In Renaissance Italy such a room was called a
studiolo
, which happens to be the same word used to denote a writing desk; at about the same time the French began to use the word
cabinet
to denote a kind of room as well as a locked wooden box. These spaces “grew from an item of furniture to something like furniture in which one lives,” I read in Philippe Ariès’s five-volume
A History of Private Life
. The new room was essentially the old piece of furniture writ large, an escritoire blown up to habitable dimensions. It was only natural that the new space would preserve the wooden finishes and intricate detailing of its precursor, so that the interiors of a study came to look a lot like the interior of a rolltop desk as seen by, say, a mouse.

I found it uncanny, and somehow almost moving, that this particular bit of history could have inscribed itself on my building without so much as a conscious thought from Charlie or me. But I suppose this is how it usually goes with our buildings: history will have its way with them, whether their architects and builders are historically minded or not. So it happens that every library or study that’s ever been finished in wood has as its ancestor the escritoire or
studiolo
, and that the scent of masculinity given off by rooms paneled in dark wood—men’s clubs, smoking parlors, speakeasies—has its source in the exclusively male preserve of the study. Here then was yet another sense in which our spaces are wedded ineluctably to our history, to times that, though
we
may have long ago forgotten them, our buildings nonetheless remember.

Perhaps the most famous and influential of all Renaissance studies was the one belonging to Michel de Montaigne. In 1571, at the age of thirty-eight, Montaigne retired from public life—he’d practiced law in Bordeaux, serving for a time as the city’s magistrate—to his country estate, where he began to spend the better part of his days in a circular library on the third floor of a tower. Here he read rather aimlessly, jotted down his thoughts now and again, and eventually invented a new literary genre that he decided, with characteristic modesty, to call an “attempt,” or essay.

Just what the architectural setting might have had to do with the literary achievement—the new space with the new voice—is impossible to say with certainty. But whenever Montaigne wrote about his study it was in terms that suggested there was a close connection in his mind between the place and the project, a project that has been likened to an exploration of the newly discovered continent of the self.

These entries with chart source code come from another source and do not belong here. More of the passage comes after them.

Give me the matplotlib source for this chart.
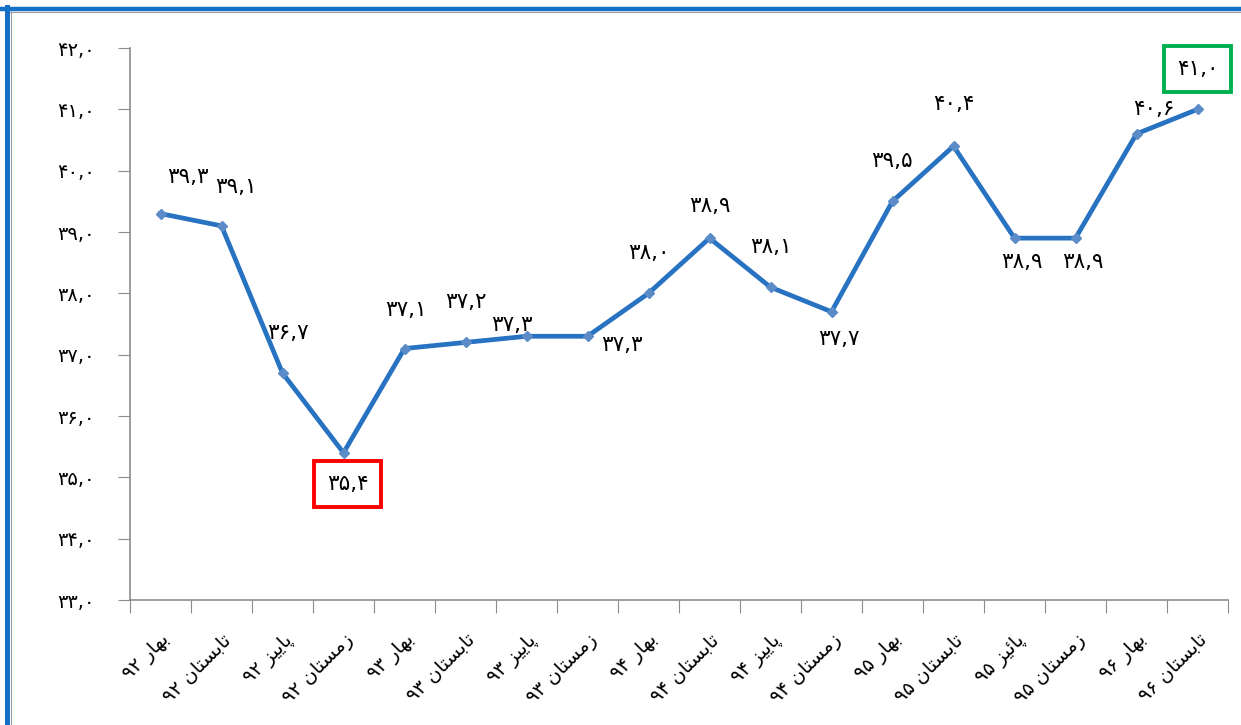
import matplotlib
matplotlib.use("Agg")
import matplotlib.pyplot as plt
from matplotlib.lines import Line2D

# ---------------- data ----------------
seasons = ["بهار", "تابستان", "پاییز", "زمستان",
           "بهار", "تابستان", "پاییز", "زمستان",
           "بهار", "تابستان", "پاییز", "زمستان",
           "بهار", "تابستان", "پائیز", "زمستان",
           "بهار", "تابستان"]
years = ["۹۲", "۹۲", "۹۲", "۹۲", "۹۳", "۹۳", "۹۳", "۹۳",
         "۹۴", "۹۴", "۹۴", "۹۴", "۹۵", "۹۵", "۹۵", "۹۵", "۹۶", "۹۶"]
values = [39.3, 39.1, 36.7, 35.4, 37.1, 37.2, 37.3, 37.3, 38.0,
          38.9, 38.1, 37.7, 39.5, 40.4, 38.9, 38.9, 40.6, 41.0]
yticks = [33, 34, 35, 36, 37, 38, 39, 40, 41, 42]

# label offsets (pixels) - styling only
label_offsets = [(27, 37), (14, 39), (5, 40), (4, -31), (1, 39), (0, 40),
                 (-15, 11), (34, -9), (0, 40), (0, 32), (0, 40), (7, -27),
                 (-1, 40), (0, 42), (7, -24), (7, -24), (17, 25), (0, 40)]
boxed = {3: "#FF0000", 17: "#00B050"}

# ---------------- Persian shaping ----------------
FORMS = {  # iso, fin, ini, med
    "ا": ("\uFE8D", "\uFE8E", None, None),
    "ب": ("\uFE8F", "\uFE90", "\uFE91", "\uFE92"),
    "ت": ("\uFE95", "\uFE96", "\uFE97", "\uFE98"),
    "پ": ("\uFB56", "\uFB57", "\uFB58", "\uFB59"),
    "ر": ("\uFEAD", "\uFEAE", None, None),
    "ز": ("\uFEAF", "\uFEB0", None, None),
    "س": ("\uFEB1", "\uFEB2", "\uFEB3", "\uFEB4"),
    "م": ("\uFEE1", "\uFEE2", "\uFEE3", "\uFEE4"),
    "ن": ("\uFEE5", "\uFEE6", "\uFEE7", "\uFEE8"),
    "ه": ("\uFEE9", "\uFEEA", "\uFEEB", "\uFEEC"),
    "ی": ("\uFBFC", "\uFBFD", "\uFBFE", "\uFBFF"),
    "ئ": ("\uFE89", "\uFE8A", "\uFE8B", "\uFE8C"),
}


def shape_word(w):
    out = []
    for i, ch in enumerate(w):
        if ch not in FORMS:
            out.append(ch)
            continue
        prev = w[i - 1] if i > 0 else None
        nxt = w[i + 1] if i + 1 < len(w) else None
        jp = prev in FORMS and FORMS[prev][2] is not None
        jn = nxt in FORMS and FORMS[ch][2] is not None
        iso, fin, ini, med = FORMS[ch]
        if jp and jn:
            out.append(med)
        elif jp:
            out.append(fin)
        elif jn:
            out.append(ini)
        else:
            out.append(iso)
    return "".join(out)[::-1]


def fa_label(season, year):
    # visual order (RTL): year on the left, season on the right
    return year + " " + shape_word(season)


FA_DIG = "۰۱۲۳۴۵۶۷۸۹"


def fa_num(v):
    s = f"{v:.1f}"
    return "".join(FA_DIG[int(c)] if c.isdigit() else "," for c in s)


# ---------------- figure ----------------
plt.rcParams["font.family"] = ["DejaVu Sans"]
W, H = 1241, 725
fig = plt.figure(figsize=(W / 100, H / 100), dpi=100)
fig.patch.set_facecolor("white")

ax = fig.add_axes([130 / W, 1 - 600 / H, (1228 - 130) / W, (600 - 48) / H])
x = list(range(len(values)))
ax.plot(x, values, color="#2872C2", lw=3.4, marker="D", ms=5.5,
        mfc="#5B8CC8", mec="#5B8CC8", solid_joinstyle="round", zorder=3)

ax.set_xlim(-0.5, len(values) - 0.5)
ax.set_ylim(33, 42)
ax.set_yticks(yticks)
ax.set_yticklabels([fa_num(v) for v in yticks], fontsize=14)
ax.set_xticks([i - 0.5 for i in range(len(values) + 1)])
ax.set_xticklabels([])
ax.set_xticks(x, minor=True)
ax.set_xticklabels([fa_label(s, y) for s, y in zip(seasons, years)],
                   minor=True, rotation=45, ha="right", va="top",
                   rotation_mode="anchor", fontsize=14)
ax.tick_params(axis="x", which="minor", length=0, pad=22)
ax.tick_params(axis="x", which="major", length=9, color="#8C8C8C", direction="out")
ax.tick_params(axis="y", length=9, color="#8C8C8C", direction="out", pad=16)
for side in ["top", "right"]:
    ax.spines[side].set_visible(False)
for side in ["left", "bottom"]:
    ax.spines[side].set_color("#8C8C8C")
    ax.spines[side].set_linewidth(1.2)

for i, v in enumerate(values):
    dx, dy = label_offsets[i]
    kw = {}
    if i in boxed:
        kw["bbox"] = dict(boxstyle="square,pad=0.6", fc="white",
                          ec=boxed[i], lw=2.8)
    ax.annotate(fa_num(v), (i, v), xytext=(dx, dy), textcoords="offset pixels",
                ha="center", va="center", fontsize=15.5, color="black",
                zorder=4, **kw)

# blue frame on top and left
fig.add_artist(Line2D([0, 1], [1 - 9 / H, 1 - 9 / H], color="#1470C6", lw=3.2,
                      transform=fig.transFigure))
fig.add_artist(Line2D([7 / W, 7 / W], [0, 1 - 7 / H], color="#1470C6", lw=3.6,
                      transform=fig.transFigure))
fig.add_artist(Line2D([10 / W, 1], [1 - 12 / H, 1 - 12 / H], color="#9A9A9A", lw=0.8,
                      transform=fig.transFigure))
fig.add_artist(Line2D([10.5 / W, 10.5 / W], [0, 1 - 12 / H], color="#9A9A9A", lw=0.8,
                      transform=fig.transFigure))

fig.savefig("out.png", dpi=100)
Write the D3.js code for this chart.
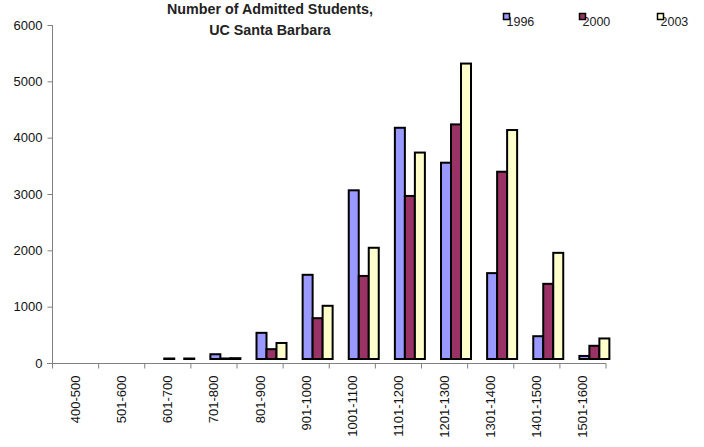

“When at home I slip off a little more often to my library,” he tells us in an essay, “On Three Kinds of Social Intercourse” (being alone with his books is his favorite), “which I like for being a little hard to reach and out of the way.” From his tower library, encircled by his books and “three splendid and unhampered views,”

it is easy for me to oversee my household…I am above my gateway and have a view of my garden, my chicken-run, my backyard and most parts of my house. There I can turn over the leaves of this book or that, a bit at a time without order or design. Sometimes my mind wanders off, at others I walk to or fro, noting down or dictating these whims of mine.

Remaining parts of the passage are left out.